Moreover, Sainsbury's are aiming high. Although the gluten level for coeliac products has now been set by Codex Alimentarius (the WHO and FAO body governing food standards worldwide) at 20 parts per million, they are aiming for no background residues at all of gluten, wheat or dairy in any of their freefrom products. Of course, once all manufacturing units are dedicated gluten/dairy-free facilities, this will become easier but they are still a long way from that.

Small acting big...

Although there are now a few larger manufacturers moving into freefrom, the vast majority are still small, some of them very small indeed - just one or two people. Dealing with the legal technicalities, allergen risk elimination, packaging, on-pack nutritional and allergen information etc etc is a major struggle for many of the smaller manufacturers so Simon's team goes much further than they would normally in offering support and practical help to get their products and the manufacturing processes up the levels required. And this is not just Sainsbury's being nice. At the moment, freefrom manufacturers are in a vendors market. There are a still relatively few of them able to fulfil a supermarket's complex requirements, but there are half a dozen supermarkets all wanting to expand their freefrom offer. So it is certainly in Sainsbury's interest to ensure that their freefrom manufacturers have good reason to stay with them.

Technical difficulties – testing, testing, testing...

By definition, freefrom products, especially if you are aiming for viable replacement for 'normal' products, present a whole range of manufacturing problems to get texture and taste to an acceptable and consistent level. This means a much greater input in development terms than would be needed for a standard product both in getting the original recipe right and then in scaling it up to industrial production levels.

For example, a developer would expect to need three trial runs to get the basic recipe for a 'normal' product right and then the factory would expect to do six to eight trial manufacturing runs on the the scaled up product. For freefrom, you may need at least six goes at the original recipe to get it right and then 10 to 12 scaled up trials. For the new Sainsbury's jam tarts (it is just a jam tart after all....) they needed 16 trial runs before they were happy with the scaled up version! Mind you, they do maintain that the resulting jam tarts are, without doubt, the best jam tarts that you are ever likely to taste, freefrom or otherwise!
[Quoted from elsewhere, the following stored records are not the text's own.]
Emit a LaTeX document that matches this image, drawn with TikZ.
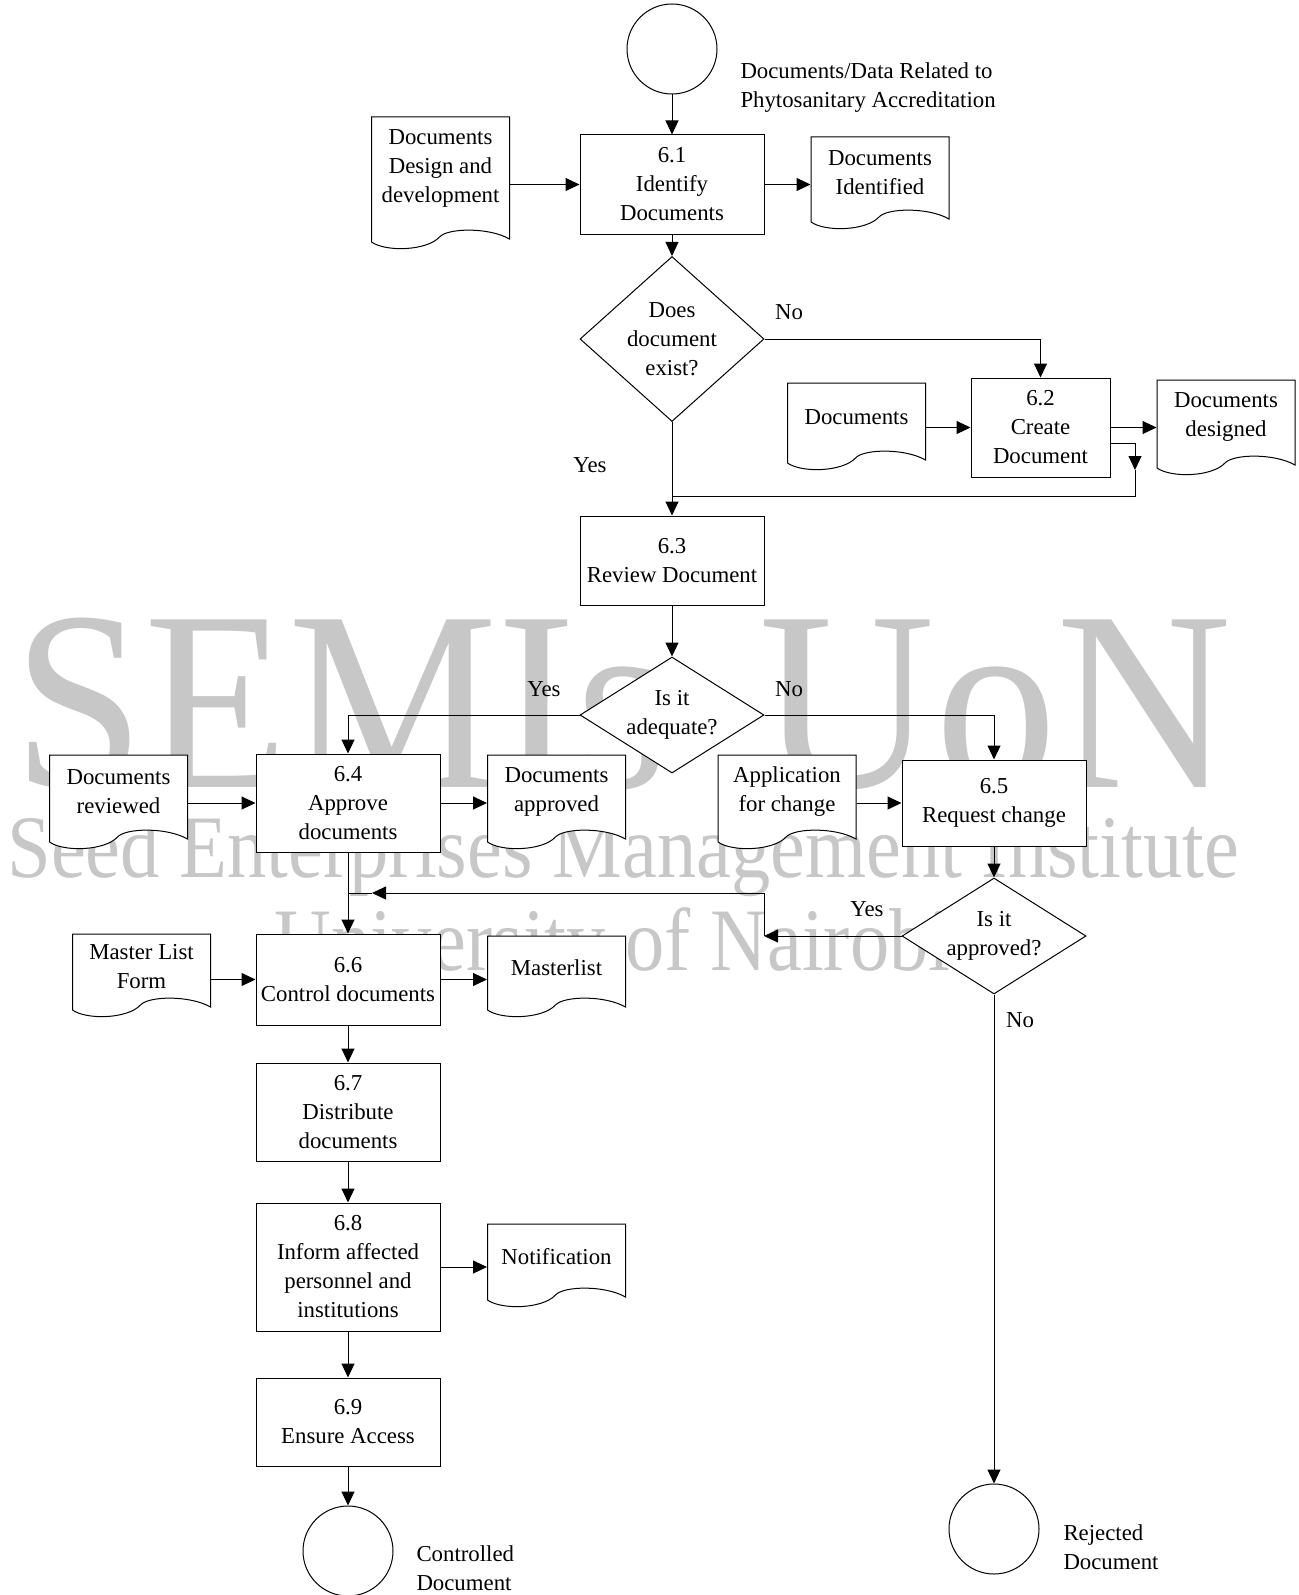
\documentclass[tikz,border=0pt]{standalone}
\usepackage{fontspec}
\setmainfont{Liberation Serif}
\usepackage{graphicx}
\usetikzlibrary{shapes.geometric,arrows.meta}

% document symbol: name, centre x, top y, height, text
\newcommand{\docnode}[5]{%
\draw[docline] (#2+69,#3) -- (#2-69,#3) -- (#2-69,#3+#4-7)
  .. controls (#2-55,#3+#4+3) and (#2-14,#3+#4+2) .. (#2-1,#3+#4-12)
  .. controls (#2+7,#3+#4-21) and (#2+48,#3+#4-22) .. (#2+69,#3+#4-10) -- cycle;
\node[doc] (#1) at (#2,#3+0.39*#4) {#5};}

\begin{document}
\begin{tikzpicture}[x=0.5pt,y=-0.5pt,line width=0.5pt,
  font=\fontsize{11.4pt}{14.5pt}\selectfont,
  box/.style={draw,fill=white,align=center,inner sep=0pt,minimum width=92pt},
  dec/.style={draw,diamond,fill=white,align=center,inner sep=0pt,minimum width=92pt},
  term/.style={draw,circle,fill=white,minimum size=45pt,inner sep=0pt},
  doc/.style={align=center,inner sep=0pt,minimum width=69pt},
  docline/.style={draw,fill=white},
  termlbl/.style={align=left,anchor=west,inner sep=0pt},
  arr/.style={-{Triangle[length=7pt,width=6.5pt]}},
  wmark/.style={text=black!22,inner sep=0pt}]
\useasboundingbox (0,0) rectangle (1299,1595);

% watermark
\node[wmark,font=\fontsize{128pt}{128pt}\selectfont,anchor=base west] (wm1) at (13,787) {\scalebox{0.92}[1]{SEMIs}};
\node[wmark,font=\fontsize{128pt}{128pt}\selectfont,anchor=base east] (wm2) at (1233,787) {\scalebox{0.95}[1]{UoN}};
\node[wmark,font=\fontsize{44.6pt}{44.6pt}\selectfont,anchor=base west] (wm3) at (7,877) {\scalebox{0.88}[1]{Seed Enterprises Management Institute}};
\node[wmark,font=\fontsize{44.6pt}{44.6pt}\selectfont,anchor=base west] (wm4) at (274,970) {\scalebox{0.88}[1]{University of Nairobi}};

% process
\node[term] (start) at (672,49) {};
\node[termlbl] (startlbl) at (740,88) {Documents/Data Related to\\Phytosanitary Accreditation};
\node[box,minimum height=49.5pt] (b61) at (672,184.5) {6.1\\Identify\\Documents};
\node[dec,aspect=1.1,minimum height=82.5pt] (d1) at (672,339) {Does\\document\\exist?};
\node[box,minimum width=69.5pt,minimum height=49.5pt] (b62) at (1040.5,427.5) {6.2\\Create\\Document};
\node[box,minimum height=44.5pt] (b63) at (672,560.5) {6.3\\Review Document};
\node[dec,aspect=1.6,minimum height=58pt] (d2) at (672,715) {Is it\\adequate?};
\node[box,minimum height=49pt] (b64) at (348,803) {6.4\\Approve\\documents};
\node[box,minimum height=43pt] (b65) at (994,803) {6.5\\Request change};
\node[dec,aspect=1.6,minimum height=58pt] (d3) at (994,936) {Is it\\approved?};
\node[box,minimum height=45.5pt] (b66) at (348,979.5) {6.6\\Control documents};
\node[box,minimum height=49pt] (b67) at (348,1112) {6.7\\Distribute\\documents};
\node[box,minimum height=64pt] (b68) at (348,1267) {6.8\\Inform affected\\personnel and\\institutions};
\node[box,minimum height=44pt] (b69) at (348,1422) {6.9\\Ensure Access};
\node[term] (rej) at (994,1529) {};
\node[termlbl] (rejlbl) at (1063,1547) {Rejected\\Document};
\node[term] (ctl) at (348,1551) {};
\node[termlbl] (ctllbl) at (416,1568) {Controlled\\Document};

% documents
\docnode{dd}{440.5}{117}{132}{Documents\\Design and\\development}
\docnode{di}{880}{137}{92}{Documents\\Identified}
\docnode{dc}{856.5}{383}{87}{Documents}
\docnode{dg}{1226}{380}{95}{Documents\\designed}
\docnode{dr}{118.5}{755}{94}{Documents\\reviewed}
\docnode{da}{556.5}{755}{94}{Documents\\approved}
\docnode{af}{787}{755}{94}{Application\\for change}
\docnode{ml}{141.5}{934}{83}{Master List\\Form}
\docnode{mf}{556.5}{936}{81}{Masterlist}
\docnode{nt}{556.5}{1224}{83}{Notification}

% labels
\node (no1) at (789,312) {No};
\node (yes1) at (590,465) {Yes};
\node (yes2) at (544,689) {Yes};
\node (no2) at (789,689) {No};
\node (yes3) at (867,909) {Yes};
\node (no3) at (1020,1020) {No};

\coordinate (fb1) at (1135,443);
\coordinate (fb2) at (1135,470);
\coordinate (fb3) at (1135,496);
\coordinate (ap1) at (764,936);
\coordinate (ap2) at (764,893);
\coordinate (ap3) at (372,893);

\draw[arr] (start) -- (b61);
\draw[arr] (dd.east |- b61.west) -- (b61.west);
\draw[arr] (b61.east) -- (di.west |- b61.east);
\draw[arr] (b61) -- (d1);
\draw[arr] (d1.east) -| (b62.north);
\draw[arr] (dc.east |- b62.west) -- (b62.west);
\draw[arr] (b62.east) -- (dg.west |- b62.east);
\draw[arr] (b62.east |- fb1) -- (fb1) -- (fb2);
\draw (fb2) -- (fb3) -- (b63.north |- fb3);
\draw[arr] (d1) -- (b63);
\draw[arr] (b63) -- (d2);
\draw[arr] (d2.west) -| (b64.north);
\draw[arr] (d2.east) -| (b65.north);
\draw[arr] (dr.east |- b64.west) -- (b64.west);
\draw[arr] (b64.east) -- (da.west |- b64.east);
\draw[arr] (af.east |- b65.west) -- (b65.west);
\draw[arr] (b65) -- (d3);
\draw[arr] (d3.west) -- (ap1);
\draw[arr] (ap1) -- (ap2) -- (ap3);
\draw (ap3) -- (b64.south |- ap3);
\draw[arr] (b64) -- (b66);
\draw[arr] (d3) -- (rej);
\draw[arr] (ml.east |- b66.west) -- (b66.west);
\draw[arr] (b66.east) -- (mf.west |- b66.east);
\draw[arr] (b66) -- (b67);
\draw[arr] (b67) -- (b68);
\draw[arr] (b68) -- (b69);
\draw[arr] (b68.east) -- (nt.west |- b68.east);
\draw[arr] (b69) -- (ctl);
\end{tikzpicture}
\end{document}
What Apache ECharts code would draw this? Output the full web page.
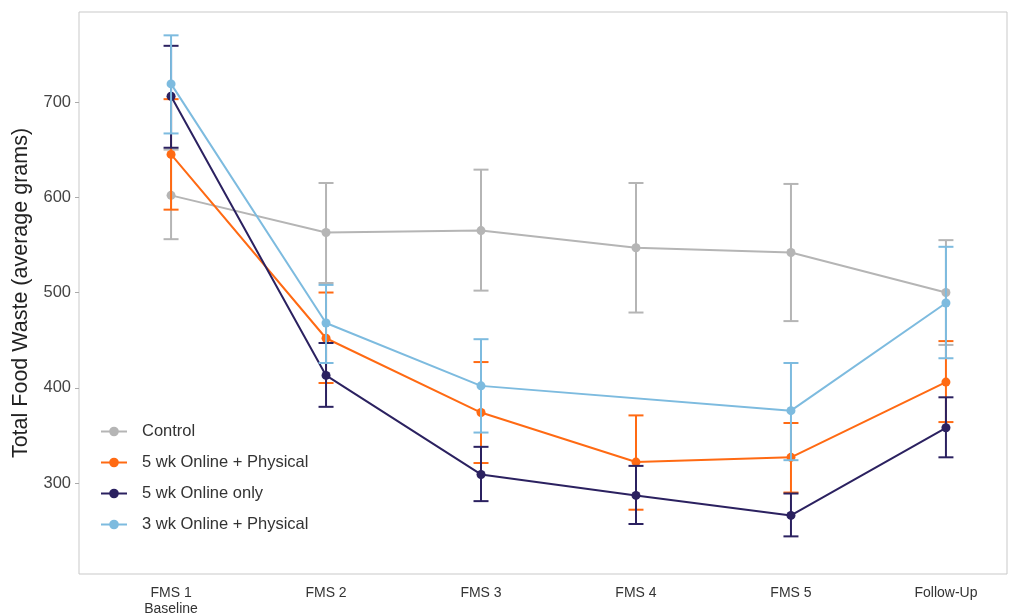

We can't wait!


Along with the range development has gone a total redesign of the packaging – vastly improved – with good clear allergen labelling. Although they do still use the barred wheat sheaf on the back of packs for gluten free products, all products are clearly labelled, in text, gluten, wheat and (if appropriate) dairy free on the front of the pack – a much better system than the previous icons which I felt could always easily have been misunderstood.

Back up info

At the same time, Special Diets Manager, Philippa Brightman and her team have completed overhauled the Sainsbury allergen lists, combining some to cater for multiple allergics – coeliac and milk, egg and nut and gluten and vegetarian – and these can now all be downloaded as pdfs from the freefrom section of the site ( Also on offer is nutritional advice for those on restricted diets, help with understanding labelling and lots of freefrom tried and tested recipes. A special 'knowledge team' has also been trained to man the Customer Careline on 0800 636 262 on freefrom so as to be able to answer any queries about the range and direct callers to appropriate sources of help for dietary problems.


The first launch of the new range coincides with Indoor Allergy Week (25-29th January), the second phase will happen at the end of February with, we hope, on-going development thereafter.